Roswell told the paper the policy of bringing remote marketing workers back into the office had already been happening at Research Triangle Park there. "Particularly dealing with the new demands of digital marketing, this is an evolution of the way things are working," he told the paper. "We find collaborative agile working … much more conducive to ideas."

IBM: Rethinking the Digital Workplace

Oh the irony.

Or perhaps better put, oh the shock. Certainly IBM's affected employees must be stunned — but even more so the companies that have viewed IBM as a thought leader in this area.

For while the remote workplace has its limitations, it has been companies such as IBM that have convinced other companies that the benefits of remote working and digital collaboration more than made up for the loss of in person interaction.

IBM has published a number of studies (PDF) on the merits of collaboration (PDF) and remote workers (PDF). Hat tip, again, to The Register for digging these out.

To say nothing of the fact that IBM has made its own software contributions to this space, some of them quite ground-breaking.

About 10 or so years ago, as one example, IBM began incorporating group video and Voice over IP (VoIP) into its IBM Collaboration Solutions, then known as IBM Lotus. This was about a year or two before Microsoft made similar moves and long before Microsoft acquired Skype.

Since then IBM has rolled out a new generation of collaboration and social collaboration products.

In fact, later this month IBM is holding its Connect 2017 event in San Francisco. IBM describes Connect as the leading workplace technology conference. The digital workplace, enterprise collaboration and enterprise content management are among the tracks.

The End of An Era?

Before we go much further, though, it is important to point out what exactly has been confirmed — namely, that the marketing operations are being summoned back to the six strategic centers. It is not certain that all of its workforce will be moving back to IBM's desks.

It is also worth noting that much of IBM’s US workforce is located in and around these six cities, Charles King, principal of Pund-IT told CMSWire.

"I would imagine that people who are telecommuting are doing so from their homes but don’t live that far away from these cities. I would guess it is a relative few that live several hours away from these cities."

But even all that said, it does seem likely that IBM has decided in its case at least, a remote workforce supplemented with digital collaboration technologies does not meet its needs, at least for its marketing operations.

Does that mean the digital workforce movement is a flash in the pan?

No, King says.

"These strategies are different for every company. Dell, for example, has had a remote working policy for a long time and it regularly reports on the energy savings it has accrued as a result."

Changing Workplace Strategies

Indeed, the thought leadership behind the changing nature of the workforce is as strong as ever. Around the same time The Register was reporting on IBM's changes, Accenture released a white paper [PDF] called the Workforce Marketplace.

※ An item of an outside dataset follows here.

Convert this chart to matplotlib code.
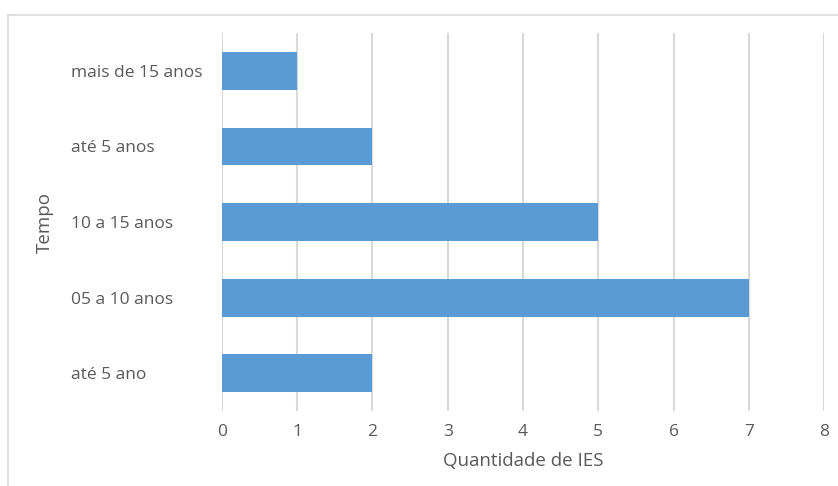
import matplotlib.pyplot as plt
from matplotlib.lines import Line2D

categories = ["até 5 ano", "05 a 10 anos", "10 a 15 anos", "até 5 anos", "mais de 15 anos"]
counts = [2, 7, 5, 2, 1]
x_ticks = [0, 1, 2, 3, 4, 5, 6, 7, 8]

plt.rcParams['font.family'] = ['Open Sans', 'DejaVu Sans']

fig = plt.figure(figsize=(8.38, 4.86), dpi=100)
ax = fig.add_axes([0.2649, 0.1543, 0.7184, 0.7778])

# outer chart-area frame (top and left edges only)
fig.add_artist(Line2D([8 / 838, 8 / 838], [0, 1 - 15 / 486], transform=fig.transFigure,
                      color='#d9d9d9', lw=1.2))
fig.add_artist(Line2D([8 / 838, 1], [1 - 15 / 486, 1 - 15 / 486], transform=fig.transFigure,
                      color='#d9d9d9', lw=1.2))

y = range(len(categories))
ax.barh(y, counts, height=0.5, color='#5b9bd5', zorder=3)

ax.set_xlim(0, 8)
ax.set_ylim(-0.5, len(categories) - 0.5)
ax.set_xticks(x_ticks)
ax.set_xticklabels([str(t) for t in x_ticks])
ax.set_yticks(list(y))
ax.set_yticklabels(categories, ha='left')

ax.grid(axis='x', color='#d9d9d9', lw=1.5, zorder=0)
for s in ax.spines.values():
    s.set_visible(False)
ax.tick_params(axis='both', length=0, colors='#595959', labelsize=12.5)
ax.tick_params(axis='y', pad=109)
ax.tick_params(axis='x', pad=9)

ax.set_xlabel("Quantidade de IES", color='#595959', fontsize=13.5, labelpad=9)
ax.set_ylabel("Tempo", color='#595959', fontsize=13.5)
ax.yaxis.set_label_coords(-0.28, 0.5)

fig.savefig("out.png", dpi=100)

It starts with this: "Driven by a surge of on-demand labor platforms and online work management solutions, legacy models and hierarchies are being dissolved and replaced with talent marketplaces. This resulting on-demand enterprise will be key to the rapid innovation and organizational changes that companies need to transform themselves into truly digital businesses."

But this is IBM we are talking about. Will its move to take its workforce back to 1986 be catching elsewhere?

Possibly, Jason Henham, consulting manager with Raffa, a Washington DC-based professional services firm, told CMSWire.

"IBM has said that the move is to improve productivity, teamwork and morale. So, if other companies join IBM in believing that productivity, teamwork and morale are mostly a function of employees being in the same physical place, then we could see more policies like this."

"Unfortunately, there are many examples of highly productive and high morale remote workplaces, so the policy trend would be misguided," he said.

Or not.

"As The Register was happy to point, Yahoo CEO Marissa Mayer's infamous decision to end teleworking did not result in that company becoming demonstratively more competitive or effective," King said.